Think again


What Bill Sizemore taught us

By TIM NESBITT
President, Oregon AFL-CIO

Last month, when I announced that I will be leaving my position at the Oregon AFL-CIO, I heard from an old enemy.

It was Bill Sizemore, back from oblivion, quoted in every news report of my departure. Remember him?

Thanks to Sizemore, we learned a lot about how to fight and beat the anti-worker forces in Oregon. And what we learned offers lessons for the larger challenges our unions face at the national and global level as well.

Sizemore built a business in Oregon by turning ballot initiatives into political commodities. He designed them, owned them, shopped them around to his big donors with polls showing how effective they would be against us, and then bought and sold the signatures he needed to get them on the ballot. He hawked those initiatives like rifles at a shooting gallery, in which working people, our unions and our government were the targets.

But Sizemore’s attacks united our unions as nothing had before. The more threats we faced, the more we united and toughened our response. In that sense, Sizemore was the perfect “good enemy.” He became a unifying force for our union movement. Sizemore qualified a record six initiatives for the ballot in 2000, and we defeated all six.

Still, Sizemore’s defeats in 2000 didn’t slow him down. He was making money, win or lose, with his initiative business. And that’s when we decided that we needed to do something completely different.

In 2001, we launched the Voter Education Project, motivated by growing evidence that Sizemore was running a dirty business. If we were going to have to fight our way out of the shooting gallery every two years, we concluded, we would demand a fair fight.

Many union leaders deserve credit for that effort. Joann Waller and Tricia Bosak at the Oregon Education Association (OEA) not only supported the project, but launched the lawsuit that brought Sizemore to his knees. And Jeannie Berg and Patty Wentz proved that when you put smart and resourceful people on the trail of an operator like Sizemore, they’ll find a way to expose his wrongdoing.

By the end of 2002, Sizemore failed to qualify a single measure for the ballot, his organization had been convicted of racketeering, and he owed OEA and the American Federation of Teachers $2.5 million. In the same year, we qualified for the ballot an increase in Oregon’s minimum wage and a prohibition on buying and selling signatures, to force initiative sponsors to be accountable for their petitioning practices.
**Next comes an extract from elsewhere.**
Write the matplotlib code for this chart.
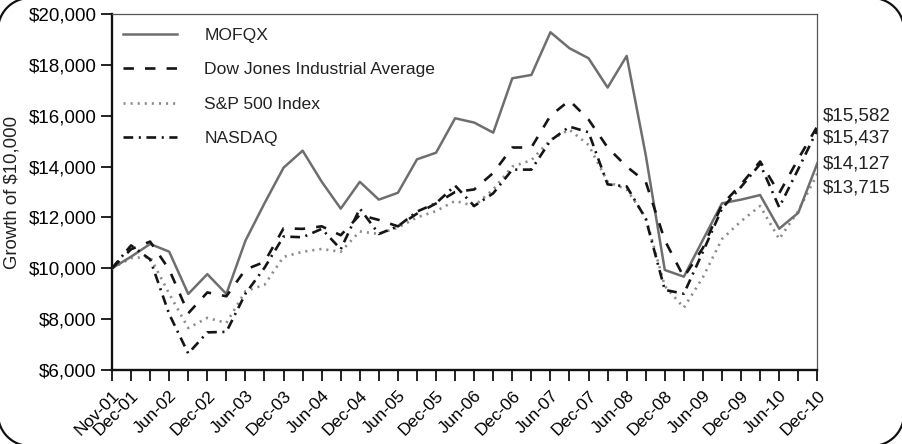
import matplotlib
matplotlib.use("Agg")
import numpy as np
import matplotlib.pyplot as plt
import matplotlib.transforms as mtransforms
from matplotlib.lines import Line2D

plt.rcParams['font.family'] = ['Liberation Sans', 'DejaVu Sans']
plt.rcParams['lines.scale_dashes'] = False

# ---------------- data ----------------
quarters = ['Nov-01', 'Dec-01',
            'Mar-02', 'Jun-02', 'Sep-02', 'Dec-02',
            'Mar-03', 'Jun-03', 'Sep-03', 'Dec-03',
            'Mar-04', 'Jun-04', 'Sep-04', 'Dec-04',
            'Mar-05', 'Jun-05', 'Sep-05', 'Dec-05',
            'Mar-06', 'Jun-06', 'Sep-06', 'Dec-06',
            'Mar-07', 'Jun-07', 'Sep-07', 'Dec-07',
            'Mar-08', 'Jun-08', 'Sep-08', 'Dec-08',
            'Mar-09', 'Jun-09', 'Sep-09', 'Dec-09',
            'Mar-10', 'Jun-10', 'Sep-10', 'Dec-10']

mofqx = [10000, 10456, 10956, 10653, 8990, 9770, 8990, 11085, 12556, 13957,
         14625, 13406, 12345, 13400, 12700, 12970, 14285, 14545, 15900, 15730,
         15335, 17472, 17603, 19282, 18653, 18260, 17107, 18351, 14450, 9933,
         9670, 11120, 12556, 12700, 12880, 11557, 12180, 14127]

djia = [10000, 10750, 11050, 9950, 8230, 9050, 8900, 9950, 10250, 11570,
        11550, 11650, 11300, 12100, 11900, 11650, 12150, 12550, 13000, 13100,
        13750, 14750, 14750, 16000, 16600, 15850, 14750, 14000, 13400, 11100,
        9650, 10800, 12500, 13300, 14200, 12950, 14300, 15582]

sp500 = [10000, 10400, 10450, 9000, 7650, 8050, 7850, 9100, 9350, 10450,
         10650, 10760, 10650, 11450, 11350, 11600, 12000, 12250, 12650, 12450,
         13100, 14000, 14250, 15050, 15450, 14850, 13400, 13100, 12000, 9300,
         8450, 9650, 11150, 11850, 12450, 11150, 12250, 13715]

nasdaq = [10000, 10900, 10350, 8200, 6650, 7480, 7500, 9000, 10020, 11250,
          11220, 11550, 10750, 12350, 11350, 11650, 12230, 12560, 13250, 12450,
          12950, 13880, 13880, 15020, 15570, 15350, 13300, 13220, 11950, 9150,
          9000, 10650, 12350, 13200, 14100, 12400, 13900, 15437]

series_names = ['MOFQX', 'Dow Jones Industrial Average', 'S&P 500 Index', 'NASDAQ']
yticks = [6000, 8000, 10000, 12000, 14000, 16000, 18000, 20000]
shown_labels = [q if (q in ('Nov-01', 'Dec-01') or q.startswith('Jun') or q.startswith('Dec')) else ''
                for q in quarters]

# ---------------- figure ----------------
W, H = 902, 444
fig = plt.figure(figsize=(W / 100, H / 100), dpi=100)
ax = fig.add_axes([112 / W, 74 / H, 705.3 / W, 356 / H])

x = np.arange(len(quarters))
ax.plot(x, mofqx, color='#6e6e6e', lw=1.8, label=series_names[0], zorder=3)
ax.plot(x, djia, color='#151515', lw=1.9, dashes=(7.5, 8.0), label=series_names[1], zorder=4)
ax.plot(x, sp500, color='#8c8c8c', lw=1.9, dashes=(1.5, 3.6), label=series_names[2], zorder=2)
ax.plot(x, nasdaq, color='#151515', lw=1.9, dashes=(7.0, 4.0, 1.5, 4.0), label=series_names[3], zorder=4)

ax.set_xlim(0, len(quarters) - 1)
ax.set_ylim(6000, 20000)
ax.set_yticks(yticks)
ax.set_yticklabels([f"${v:,.0f}" for v in yticks], fontsize=13.5)
ax.set_xticks(x)
ax.set_xticklabels(shown_labels, fontsize=12.5, rotation=45, ha='right', va='top',
                   rotation_mode='anchor')
offset = mtransforms.ScaledTranslation(10 / 100, 0, fig.dpi_scale_trans)
for lab in ax.get_xticklabels():
    lab.set_transform(lab.get_transform() + offset)

ax.tick_params(axis='both', direction='out', length=8, width=1.3, color='#111111')
ax.tick_params(axis='x', pad=5)
ax.tick_params(axis='y', pad=3)

for s in ('left', 'bottom'):
    ax.spines[s].set_linewidth(1.7)
    ax.spines[s].set_color('#111111')
for s in ('top', 'right'):
    ax.spines[s].set_linewidth(0.9)
    ax.spines[s].set_color('#555555')

ax.set_ylabel('Growth of $10,000', fontsize=13.4, color='#222222')
ax.yaxis.set_label_coords((21 - 112) / 705.3, 0.5)

leg = ax.legend(loc='upper left', bbox_to_anchor=(0.0156, 0.962), frameon=False,
                fontsize=12.6, handlelength=3.1, handletextpad=1.55, labelspacing=1.1,
                borderaxespad=0, borderpad=0)
for t in leg.get_texts():
    t.set_color('#222222')

# end-value labels on the right, stacked
ends = sorted([djia[-1], nasdaq[-1], mofqx[-1], sp500[-1]], reverse=True)
label_y = [15990, 15120, 14110, 13150]
for v, yy in zip(ends, label_y):
    ax.text(1.0077, yy, f"${v:,.0f}", transform=ax.get_yaxis_transform(),
            ha='left', va='center', fontsize=13.5, color='#222222', clip_on=False)

# rounded outer frame drawn as a polyline (only the corners fall inside the canvas)
r, e = 32.0, 2.0
x0, x1, y0, y1 = -e, W + e, -e, H + e
corners = [((x0 + r, y0 + r), 180, 270), ((x1 - r, y0 + r), 270, 360),
           ((x1 - r, y1 - r), 0, 90), ((x0 + r, y1 - r), 90, 180)]
px, py = [], []
for (cx, cy), a0, a1 in corners:
    t = np.radians(np.linspace(a0, a1, 40))
    px.extend(cx + r * np.cos(t))
    py.extend(cy + r * np.sin(t))
px.append(px[0])
py.append(py[0])
frame = Line2D(np.array(px) / W, np.array(py) / H, transform=fig.transFigure,
               color='#111111', lw=1.6, solid_joinstyle='round')
fig.add_artist(frame)

fig.savefig('out.png', dpi=100)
We passed them both and elected a governor with the highest union voter turnout in the country.

In the end, Sizemore became the quotation marks around our story – the guy who was asked to comment on our success.

But this is not the end. The enemies and agendas we confront today – from U.S. corporations that continue to outsource good jobs overseas as part of their workers-be-damned business plans for the global economy and the Wal-Marts that seek competitive advantage by cutting back health insurance for their workers – are more threatening than Sizemore and his initiative business ever was. As we learned in our battles against Sizemore, we will need to do something completely different to overcome these forces.

The unions who left the AFL-CIO this summer were right to sound the alarm about the need to change course. And, when they talk about pursuing a new path for our union movement without a map to guide them, they remind me of our unions here in Oregon when all we knew was that we needed to do something bigger and bolder to take on Sizemore but weren’t yet sure what it was. You can see the benefits of that kind of thinking now as a new union-funded watchdog group, Wal-Mart Watch, has that company on the defensive in the public relations battle over how it treats its workers. Innovation will be our salvation.

But there was another lesson we learned in our successful campaign against Sizemore that is best expressed in the slogan that the breakaway unions adopted and then abandoned earlier this year: “Unite to win.”

If AFL-CIO President John Sweeney’s proposal for “Solidarity Charters” succeeds, the “Change to Win” unions (Service Employees International Union, United Food and Commercial Workers, the Carpenters and the Teamsters) will be invited back into our state federation and central labor councils at least through the 2006 election cycle. They should accept that invitation, and we should all accept the challenge to experiment with new strategies if we hope to win for working people in an increasingly hostile political environment.

In our long and eventually successful campaign against Sizemore, we both “changed to win” and “united to win.” It took both risk-taking creativity and old-fashioned solidarity to defeat Sizemore, and I’m convinced that it will take some combination of these same two principles to rejuvenate our union movement and defeat the threats to our jobs in the global economy.